Whether saddling Woodrell as the creator of “red neck noir” plays to his advantage is beyond my reckoning. Of course I am not sure being affiliated with red necks has aided anyone (you can read Joe Bageant’s Rainbow Pie, A Redneck memoir to ascertain this) but I am certain of a couple of things. Woodrell can write and Woodrell knows a thing or two. For instance here is a quick take on the 1927 flood

…When the big river calmed and the swamp settled back to level, families that had known no life but the swampy decided that the allure of wild rice ranching and nutria trapping was overshadowed by the grand tales they’d swallowed of city life, a place where sugar-cured hams were free so long as a you bought a potato, pigeons were fat and sleek and tasted like shrimp, cash was doled out twice month and there was an endless supply of liquid cheer and hoochy-koochy bonhomie. The flood pushed these folks from the remote life of the swamp and into the bullshit embrace of the bluff winking city.
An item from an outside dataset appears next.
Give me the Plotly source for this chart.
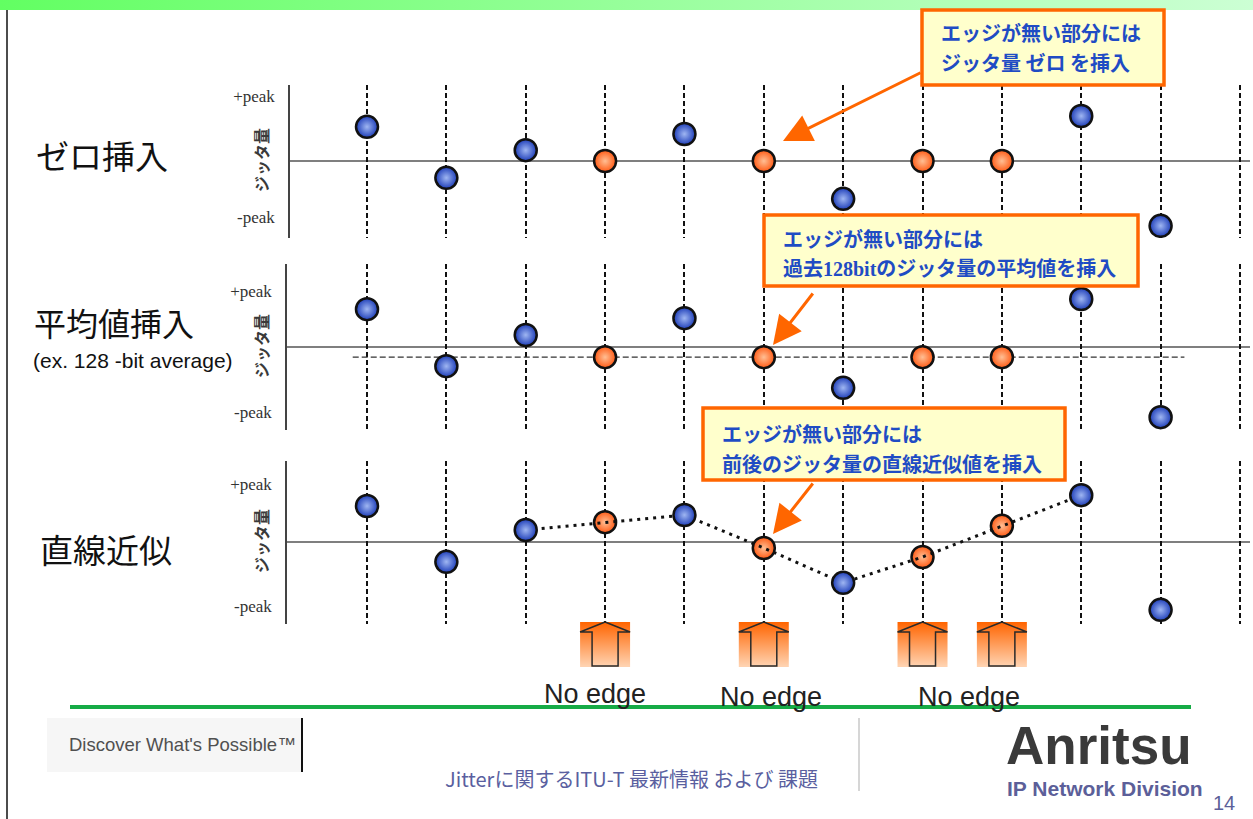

Others have commented gushingly on Woodrell’s writing so I will spare you the paean —let me just say that you can pretty much flip open his books to any page and have a very good chance of encountering an outstanding example of his craft and sly sense of humor. As in the following, where John X Shade explains to Lunch Pumphrey what happened to the money that was stolen from him

See, I took the advice of the pigskin experts, Lunch, and I put fifteen K down on them wily ‘Bama boys.Saturday last, they lined up against a team from Florida whose star quarterback and favorite wide receiver had just been carted off to jail on rape charges. That ought be an edge, right? Short of a fuckin’ jailbreak that game had to be a lock for the Crimson Tide. But as you might know, late in the fourth quarter their star running back, the one that beat the burglary rap back in the spring, coughed it up inside the Florida ten-yard line, and that Florida linebacker who’d just come off suspension from that summertime assault beef the papers were full of, jumped on the ball and kept ‘Bama from coverin’ the spread.

Long time fans will be pleased to learn that Woodrell has a collection of stories coming out this fall. New converts have a treasure trove of a back list to root through.